Basheera’s story is no less harrowing. Suspected by her leftist party of having become pregnant after being raped in prison, she was hastily smuggled out of Iraq and married off to a fellow former detainee. The man, rendered impotent by torture, eventually abandoned her and Sondos to marry another woman.
Then there is Ghazuan Al-Babeli, a short Shiite man who constantly resorts to humour as an escape. Although Kachachi never explicitly states his sectarian identity, his past speaks for itself—he was brutally tortured in prison, where some of his fellow inmates were dissolved in acid.
Dalali, the Jehovah’s Witness missionary, is an Iraqi Assyrian Christian who inexplicably embraced this creed. Practically overnight, she began evangelising amid the international sanctions against Iraq, much to the embarrassment of her husband, a celebrated football player whom she deeply loved. He even leveraged his fame to secure her release from prison. Yet, even in the Swiss resort, she remains undeterred in her mission, willing to sacrifice her husband and children for her faith.
As the novel unfolds, the characters’ inner turmoil comes to the surface. They are burdened with pain yet incapable of openly discussing their suffering.
Under the influence of the treatment, Ghazuan transforms into “a monument sculpted by a fawning artist for a corrupt leader.” Meanwhile, a long-buried truth emerges: Al-Hatemi had secretly loved Basheera since they were neighbours. Years earlier, when she was about to be tortured—and possibly raped—by low-ranking security officers, he intervened, ensuring her safe return home. Blindfolded at the time, Basheera could only rely on her hearing, committing Al-Hatemi’s voice to memory.
Kachachi also portrays how the protagonists become pawns in the power game of Western interests in the East.
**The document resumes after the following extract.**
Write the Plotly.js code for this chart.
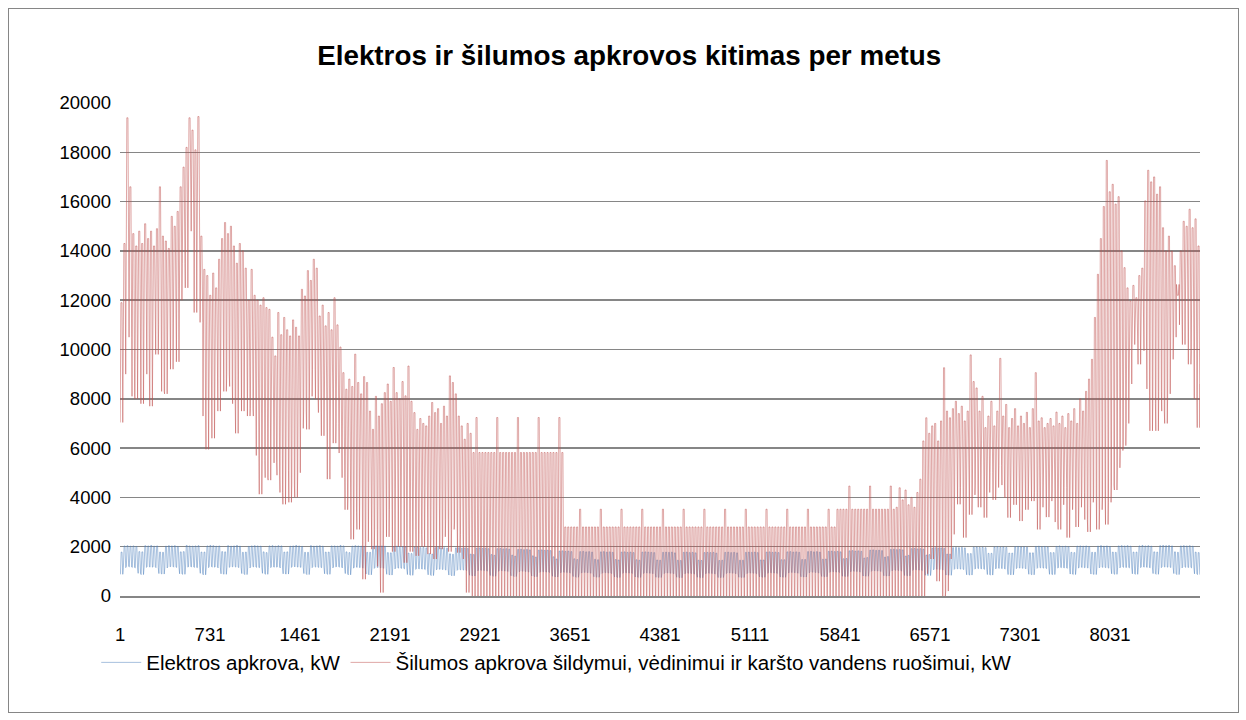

Al-Hatemi is mesmerised by the Western scientists administering the pills, seeing them as enlightened representatives of a superior civilisation, free from prejudice. His outlook mirrors that of certain Arab intellectuals who regard the Western mind and its scientific advancements as inherently capable of solving the East’s problems.
Likewise, Dr Balasem’s presence in the experiment—having been summoned from England—reflects, in Kachachi’s view, the deep collusion between Western intelligence agencies in monitoring Arab refugees. The entire project also underscores the intersection between Western geopolitical interests and the pharmaceutical industry, particularly in Switzerland.
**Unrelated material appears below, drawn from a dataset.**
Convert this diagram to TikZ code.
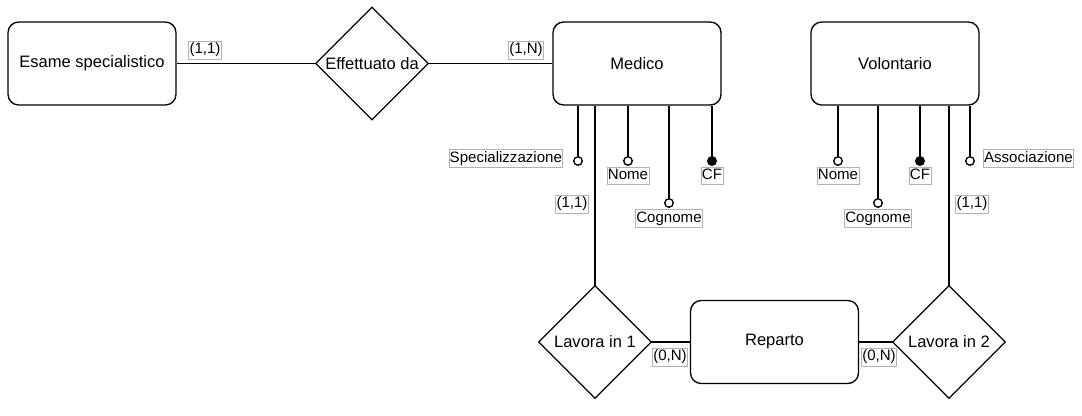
\documentclass[tikz,border=0pt]{standalone}
\usepackage{fontspec}
\setmainfont{Liberation Sans}
\usetikzlibrary{positioning}

\tikzset{
  entity/.style={draw, line width=1pt, rounded corners=8pt, minimum width=126pt,
    minimum height=62.25pt, inner sep=0pt, font=\fontsize{12.4}{14}\selectfont},
  relation/.style={minimum width=84pt, minimum height=84pt, inner sep=0pt,
    font=\fontsize{12.4}{14}\selectfont},
  attr/.style={circle, draw, line width=1pt, fill=white, minimum size=6.4pt, inner sep=0pt},
  keyattr/.style={attr, fill=black},
  tag/.style={draw=black!30, line width=0.5pt, inner xsep=0.6pt, inner ysep=1.3pt,
    text height=8.3pt, text depth=2.4pt, font=\fontsize{11.3}{13}\selectfont},
  edge/.style={line width=1pt},
}

\begin{document}
\begin{tikzpicture}[x=0.75pt, y=-0.75pt]
  \useasboundingbox (0,0) rectangle (1082,415);

  % Entities
  \node[entity] (esame) at (92,63.5) {Esame specialistico};
  \node[entity] (medico) at (637,63.5) {Medico};
  \node[entity] (volontario) at (895,63.5) {Volontario};
  \node[entity] (reparto) at (774.5,342) {Reparto};

  % Relationships (diamonds drawn round the nodes)
  \node[relation] (effettuato) at (372,63.5) {Effettuato da};
  \node[relation] (lavora1) at (595,342) {Lavora in 1};
  \node[relation] (lavora2) at (949,342) {Lavora in 2};
  \foreach \r in {effettuato,lavora1,lavora2}
    \draw[edge] (\r.north) -- (\r.east) -- (\r.south) -- (\r.west) -- cycle;

  % Links between entities and relationships
  \draw[edge] (esame.east) -- (effettuato.west);
  \draw[edge] (effettuato.east) -- (medico.west);
  \draw[edge] (lavora1.north) -- (lavora1.north |- medico.south);
  \draw[edge] (lavora2.north) -- (lavora2.north |- volontario.south);
  \draw[edge] (lavora1.east) -- (reparto.west);
  \draw[edge] (reparto.east) -- (lavora2.west);

  % Attributes of Medico
  \node[attr] (specM) at (578,161) {};
  \node[attr] (nomeM) at (628,161) {};
  \node[attr] (cognomeM) at (669,203) {};
  \node[keyattr] (cfM) at (712,161) {};
  \foreach \a in {specM,nomeM,cognomeM,cfM}
    \draw[edge] (\a.north) -- (\a.north |- medico.south);

  % Attributes of Volontario
  \node[attr] (nomeV) at (838,161) {};
  \node[attr] (cognomeV) at (878,203) {};
  \node[keyattr] (cfV) at (920,161) {};
  \node[attr] (assV) at (970,161) {};
  \foreach \a in {nomeV,cognomeV,cfV,assV}
    \draw[edge] (\a.north) -- (\a.north |- volontario.south);

  % Attribute names
  \node[tag, left=7.5pt of specM, yshift=2.2pt] (tSpecM) {Specializzazione};
  \node[tag, below=0.5pt of nomeM] (tNomeM) {Nome};
  \node[tag, below=1pt of cognomeM] (tCognomeM) {Cognome};
  \node[tag, below=0.5pt of cfM] (tCfM) {CF};
  \node[tag, below=0.5pt of nomeV] (tNomeV) {Nome};
  \node[tag, below=1pt of cognomeV] (tCognomeV) {Cognome};
  \node[tag, below=0.5pt of cfV] (tCfV) {CF};
  \node[tag, right=6pt of assV, yshift=2.2pt] (tAssV) {Associazione};

  % Cardinalities
  \node[tag] (card1) at (205,50) {(1,1)};
  \node[tag] (card2) at (526,50) {(1,N)};
  \node[tag] (card3) at (572,204) {(1,1)};
  \node[tag] (card4) at (972,204) {(1,1)};
  \node[tag] (card5) at (670,357) {(0,N)};
  \node[tag] (card6) at (879,357) {(0,N)};
\end{tikzpicture}
\end{document}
As the experiment ends, the group—now including Balasem and Sondos—gathers by the River Rhine, which Al-Hatemi likens to the Tigris, where Iraqis once washed away their worries and sorrows. In a symbolic act of defiance, they toss the experimental pills into the river and dance the Dabka.
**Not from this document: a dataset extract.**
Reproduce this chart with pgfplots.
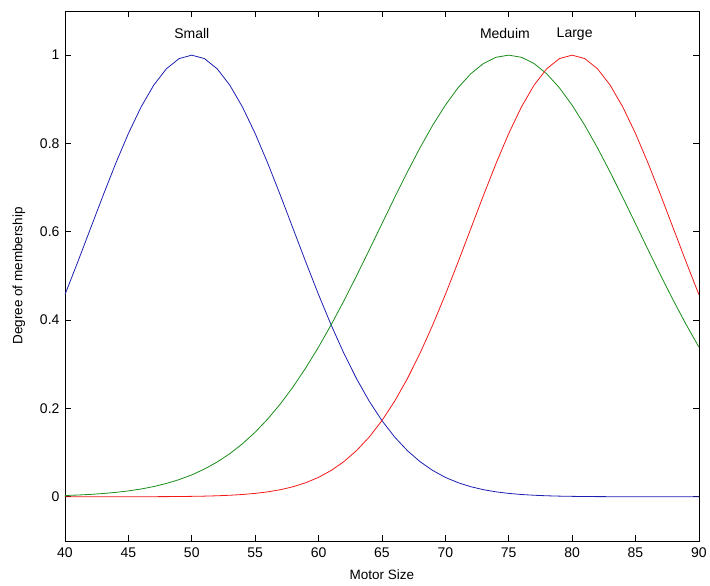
\documentclass[border=0pt]{standalone}
\usepackage{fontspec}
\setmainfont{Liberation Sans}
\usepackage{pgfplots}
\pgfplotsset{compat=1.18}
\definecolor{mblue}{rgb}{0.12,0.12,0.7}
\definecolor{mgreen}{rgb}{0.1,0.55,0.1}
\definecolor{mred}{rgb}{0.95,0.1,0.1}
\begin{document}
\begin{tikzpicture}
\begin{axis}[
  scale only axis,
  width=634pt, height=530pt,
  xmin=40, xmax=90, ymin=-0.1, ymax=1.1,
  xtick={40,45,...,90},
  ytick={0,0.2,0.4,0.6,0.8,1},
  yticklabels={0,0.2,0.4,0.6,0.8,1},
  xticklabels={40,45,50,55,60,65,70,75,80,85,90},
  tick align=inside,
  major tick length=6pt,
  axis line style={black, line width=0.7pt},
  every tick/.style={black, line width=0.7pt},
  tick label style={font=\fontsize{14}{16}\selectfont},
  label style={font=\fontsize{13.5}{16}\selectfont},
  xlabel={Motor Size},
  ylabel={Degree of membership},
  xlabel style={yshift=-5pt},
  ylabel style={yshift=8pt},
  xticklabel style={yshift=-3pt},
  yticklabel style={xshift=-2pt},
  clip=true,
]
\addplot[mblue, line width=0.8pt] coordinates {
(40,0.4578)(41,0.5311)(42,0.6065)(43,0.6819)(44,0.7548)(45,0.8226)(46,0.8825)(47,0.9321)(48,0.9692)(49,0.9922)
(50,1)(51,0.9922)(52,0.9692)(53,0.9321)(54,0.8825)(55,0.8226)(56,0.7548)(57,0.6819)(58,0.6065)(59,0.5311)
(60,0.4578)(61,0.3886)(62,0.3247)(63,0.2671)(64,0.2163)(65,0.1724)(66,0.1353)(67,0.1046)(68,0.0796)(69,0.0596)
(70,0.0439)(71,0.0319)(72,0.0228)(73,0.0160)(74,0.0111)(75,0.0076)(76,0.0051)(77,0.0034)(78,0.0022)(79,0.0014)
(80,0.0009)(81,0.0005)(82,0.0003)(83,0.0002)(84,0.0001)(85,0)(86,0)(87,0)(88,0)(89,0)(90,0)
};
\addplot[mgreen, line width=0.8pt] coordinates {
(40,0.0028)(41,0.0039)(42,0.0053)(43,0.0073)(44,0.0099)(45,0.0132)(46,0.0175)(47,0.0231)(48,0.0301)(49,0.0388)
(50,0.0495)(51,0.0627)(52,0.0786)(53,0.0976)(54,0.1200)(55,0.1461)(56,0.1763)(57,0.2106)(58,0.2493)(59,0.2921)
(60,0.3390)(61,0.3897)(62,0.4437)(63,0.5004)(64,0.5589)(65,0.6183)(66,0.6775)(67,0.7351)(68,0.7901)(69,0.8411)
(70,0.8867)(71,0.9260)(72,0.9577)(73,0.9810)(74,0.9952)(75,1)(76,0.9952)(77,0.9810)(78,0.9577)(79,0.9260)
(80,0.8867)(81,0.8411)(82,0.7901)(83,0.7351)(84,0.6775)(85,0.6183)(86,0.5589)(87,0.5004)(88,0.4437)(89,0.3897)
(90,0.3390)
};
\addplot[mred, line width=0.8pt] coordinates {
(40,0)(41,0)(42,0)(43,0)(44,0)(45,0.0001)(46,0.0001)(47,0.0002)(48,0.0003)(49,0.0005)
(50,0.0009)(51,0.0014)(52,0.0022)(53,0.0034)(54,0.0051)(55,0.0076)(56,0.0111)(57,0.0160)(58,0.0228)(59,0.0319)
(60,0.0439)(61,0.0596)(62,0.0796)(63,0.1046)(64,0.1353)(65,0.1724)(66,0.2163)(67,0.2671)(68,0.3247)(69,0.3886)
(70,0.4578)(71,0.5311)(72,0.6065)(73,0.6819)(74,0.7548)(75,0.8226)(76,0.8825)(77,0.9321)(78,0.9692)(79,0.9922)
(80,1)(81,0.9922)(82,0.9692)(83,0.9321)(84,0.8825)(85,0.8226)(86,0.7548)(87,0.6819)(88,0.6065)(89,0.5311)
(90,0.4578)
};
\node[font=\fontsize{14}{16}\selectfont] at (axis cs:50,1.048) {Small};
\node[font=\fontsize{14}{16}\selectfont] at (axis cs:74.7,1.048) {Meduim};
\node[font=\fontsize{14}{16}\selectfont] at (axis cs:80.2,1.048) {Large};
\end{axis}
\path (current axis.south west) ++(-65pt,-45pt) rectangle ++(710pt,586pt);
\end{tikzpicture}
\end{document}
The novella’s 26 chapters conclude with the American invasion of Iraq, after which Kachachi traces the protagonists’ fates.
Sondos, now married to a Danish man against her mother’s wishes, returns to Iraq as a journalist. She observes how Iraqis now mark history as before and after the American invasion. During a visit to Al-Babeli, who has risen to prominence, she pleads for her father-in-law’s pension. He dismisses her, citing his inclusion on the Ba’athist Eradication Law list. She realises she has no personal connection to Iraq beyond a few postcard-like images. To her, the country has fallen into the hands of sects and militias with no hope of recovery.
Despite its strengths, the novella has minor flaws.
Dr Balasem, supposedly a fluent English speaker given his career in England, inexplicably asks Dalali to translate the Encyclopaedia Britannica entry on Theodor Herzl, the founder and first president of the Zionist Organisation, who convened its inaugural conference in Basel in 1897.
Additionally, Dalali emerges as the least convincing character, as Kachachi fails to provide a plausible motive for her actions.